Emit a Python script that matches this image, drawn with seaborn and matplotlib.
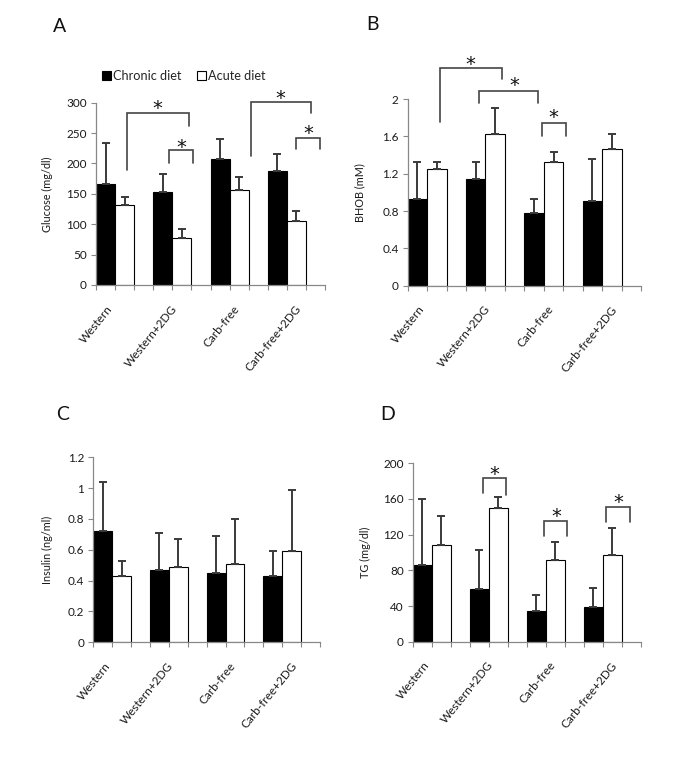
import numpy as np
import pandas as pd
import matplotlib
matplotlib.use("Agg")
import matplotlib.pyplot as plt
import matplotlib.transforms as mtransforms
import seaborn as sns
from matplotlib.patches import Patch
from matplotlib.container import BarContainer

sns.set_theme(style="white")
plt.rcParams["font.family"] = ["Lato", "DejaVu Sans"]

# ---------------- data ----------------
groups = ["Western", "Western+2DG", "Carb-free", "Carb-free+2DG"]
diets = ["Chronic diet", "Acute diet"]

glucose_chronic = [166, 153, 207, 188]
glucose_chronic_err = [68, 30, 33, 27]
glucose_acute = [131, 77, 156, 105]
glucose_acute_err = [13, 15, 21, 16]

bhob_chronic = [0.93, 1.14, 0.78, 0.91]
bhob_chronic_err = [0.40, 0.18, 0.15, 0.45]
bhob_acute = [1.25, 1.62, 1.33, 1.46]
bhob_acute_err = [0.07, 0.28, 0.10, 0.16]

insulin_chronic = [0.72, 0.47, 0.45, 0.43]
insulin_chronic_err = [0.32, 0.24, 0.24, 0.16]
insulin_acute = [0.43, 0.49, 0.51, 0.59]
insulin_acute_err = [0.10, 0.18, 0.29, 0.40]

tg_chronic = [86, 59, 34, 39]
tg_chronic_err = [74, 44, 18, 21]
tg_acute = [108, 150, 92, 97]
tg_acute_err = [33, 12, 20, 31]

glucose_ticks = [0, 50, 100, 150, 200, 250, 300]
bhob_ticks = [0, 0.4, 0.8, 1.2, 1.6, 2.0]
insulin_ticks = [0, 0.2, 0.4, 0.6, 0.8, 1.0, 1.2]
tg_ticks = [0, 40, 80, 120, 160, 200]

# significance brackets (slot units: 3 slots per group, 12 on the axis)
# (left, right, left_bottom, right_bottom, top, star_x, star_y)
glucose_brackets = [
    (1.61, 4.87, 190, 262, 282.6, 3.23, 301),
    (3.83, 5.07, 200, 200, 222, 4.45, 237),
    (8.12, 11.27, 212, 282.6, 301.6, 9.64, 317),
    (10.46, 11.74, 223, 223, 242.4, 11.13, 260),
]
bhob_brackets = [
    (1.68, 4.83, 1.75, 2.21, 2.335, 3.2, 2.436),
    (3.65, 6.69, 1.954, 1.954, 2.086, 5.47, 2.21),
    (6.89, 8.13, 1.607, 1.607, 1.74, 7.49, 1.864),
]
tg_brackets = [
    (3.70, 4.90, 167, 165, 184, 4.27, 194),
    (6.92, 8.13, 118.5, 118.5, 135, 7.53, 147.7),
    (10.16, 11.42, 134.6, 134.6, 151, 10.8, 162.6),
]

# ---------------- layout ----------------
W, H = 685, 757
label_slots = [0.55, 3.89, 7.18, 10.43]
hue_levels = diets + ["_gap"]
palette = {"Chronic diet": "black", "Acute diet": "white", "_gap": "white"}
GRAY = "#888888"
ERR = "#3a3a3a"
STAR_FS = 14

fig = plt.figure(figsize=(W / 100, H / 100), dpi=100)


def rect(left, top, right, bottom):
    return [left / W, 1 - bottom / H, (right - left) / W, (bottom - top) / H]


def s2x(s):
    return -0.5 + s / 3.0


def panel(r, chronic, chronic_err, acute, acute_err, yticks, ylabel, ylabel_x,
          letter, letter_xy, brackets):
    ax = fig.add_axes(r)
    df = pd.DataFrame({
        "group": groups * 3,
        "diet": [d for d in hue_levels for _ in groups],
        "value": list(chronic) + list(acute) + [np.nan] * len(groups),
    })
    sns.barplot(data=df, x="group", y="value", hue="diet", order=groups,
                hue_order=hue_levels, palette=palette, width=1.0, gap=0,
                errorbar=None, edgecolor="black", linewidth=0.8,
                saturation=1, legend=False, ax=ax, zorder=2)
    errs = {"Chronic diet": chronic_err, "Acute diet": acute_err}
    bar_conts = [c for c in ax.containers if isinstance(c, BarContainer)]
    for cont in bar_conts:
        bars = [b for b in cont.patches if np.isfinite(b.get_height())]
        if not bars:
            continue
        fc = bars[0].get_facecolor()
        key = "Chronic diet" if fc[0] < 0.5 else "Acute diet"
        bars = sorted(bars, key=lambda b: b.get_x())
        xs = [b.get_x() + b.get_width() / 2 for b in bars]
        hs = [b.get_height() for b in bars]
        e = errs[key]
        ax.errorbar(xs, hs, yerr=[np.zeros(len(e)), e], fmt="none",
                    ecolor=ERR, elinewidth=1.4, capsize=2.8, capthick=1.4,
                    zorder=3)
    ax.set_xlim(-0.5, len(groups) - 0.5)
    ax.set_ylim(yticks[0], yticks[-1])
    ax.set_yticks(yticks)
    ax.set_yticklabels([f"{t:g}" for t in yticks])
    ax.set_xticks([s2x(s) for s in label_slots])
    ax.set_xticklabels(groups)
    ax.set_xticks([s2x(k) for k in range(13)], minor=True)
    for t in ax.get_xticklabels():
        t.set_rotation(51)
        t.set_ha("right")
        t.set_va("top")
        t.set_rotation_mode("anchor")
    ax.tick_params(axis="x", which="major", length=0, pad=13, labelsize=8.5,
                   labelcolor="#1a1a1a")
    ax.tick_params(axis="x", which="minor", bottom=True, length=3.5,
                   width=0.8, color=GRAY, direction="out")
    ax.tick_params(axis="y", which="major", left=True, length=3.5, width=0.8,
                   color=GRAY, direction="out", labelsize=8.5, pad=3,
                   labelcolor="#1a1a1a")
    ax.set_xlabel("")
    ax.set_ylabel("")
    ax.text(ylabel_x, 0.5, ylabel, rotation=90, ha="center", va="center",
            fontsize=7.8, color="#1a1a1a", transform=ax.transAxes)
    for side in ("top", "right"):
        ax.spines[side].set_visible(False)
    for side in ("left", "bottom"):
        ax.spines[side].set_color(GRAY)
        ax.spines[side].set_linewidth(0.9)
    star_tr = mtransforms.offset_copy(ax.transData, fig=fig,
                                      y=-0.6 * STAR_FS, units="points")
    for (l, rr, lb, rb, top, sx, sy) in brackets:
        ax.plot([s2x(l), s2x(l), s2x(rr), s2x(rr)], [lb, top, top, rb],
                color="#444444", lw=1.2, clip_on=False, zorder=4,
                solid_joinstyle="miter")
        ax.text(s2x(sx), sy, "*", ha="center", va="baseline",
                fontsize=STAR_FS, family="DejaVu Sans", color="#111111",
                clip_on=False, transform=star_tr)
    fig.text(letter_xy[0] / W, 1 - letter_xy[1] / H, letter, ha="center",
             va="center", fontsize=14, color="#111111")
    return ax


axA = panel(rect(96, 102.7, 325, 285), glucose_chronic, glucose_chronic_err,
            glucose_acute, glucose_acute_err, glucose_ticks,
            "Glucose (mg/dl)", -0.214, "A", (60, 27), glucose_brackets)
axB = panel(rect(407.7, 99, 641, 285.7), bhob_chronic, bhob_chronic_err,
            bhob_acute, bhob_acute_err, bhob_ticks,
            "BHOB (mM)", -0.204, "B", (372, 25), bhob_brackets)
axC = panel(rect(93.3, 457.3, 320, 642.3), insulin_chronic,
            insulin_chronic_err, insulin_acute, insulin_acute_err,
            insulin_ticks, "Insulin (ng/ml)", -0.203, "C", (63, 415), [])
axD = panel(rect(412.7, 463.3, 641, 641.7), tg_chronic, tg_chronic_err,
            tg_acute, tg_acute_err, tg_ticks,
            "TG (mg/dl)", -0.209, "D", (388, 415), tg_brackets)

handles = [Patch(facecolor="black", edgecolor="black", linewidth=0.8),
           Patch(facecolor="white", edgecolor="black", linewidth=0.8)]
axA.legend(handles, diets, ncol=2, loc="center left",
           bbox_to_anchor=(0.025, 1.146), frameon=False, fontsize=9.2,
           handlelength=0.7, handleheight=0.7, handletextpad=0.2,
           columnspacing=1.2, borderaxespad=0, borderpad=0)

fig.savefig("out.png", dpi=100, facecolor="white")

···

> _Aim of the exercise_:
Reproduce only the lines from the beginning of the data through the line that contains "glucose_acute_err = [13, 15, 21, 16]", both included, and please drop the pictures.

> _Result of this exercise_:
Emit a Python script that matches this image, drawn with seaborn and matplotlib.
import numpy as np
import pandas as pd
import matplotlib
matplotlib.use("Agg")
import matplotlib.pyplot as plt
import matplotlib.transforms as mtransforms
import seaborn as sns
from matplotlib.patches import Patch
from matplotlib.container import BarContainer

sns.set_theme(style="white")
plt.rcParams["font.family"] = ["Lato", "DejaVu Sans"]

# ---------------- data ----------------
groups = ["Western", "Western+2DG", "Carb-free", "Carb-free+2DG"]
diets = ["Chronic diet", "Acute diet"]

glucose_chronic = [166, 153, 207, 188]
glucose_chronic_err = [68, 30, 33, 27]
glucose_acute = [131, 77, 156, 105]
glucose_acute_err = [13, 15, 21, 16]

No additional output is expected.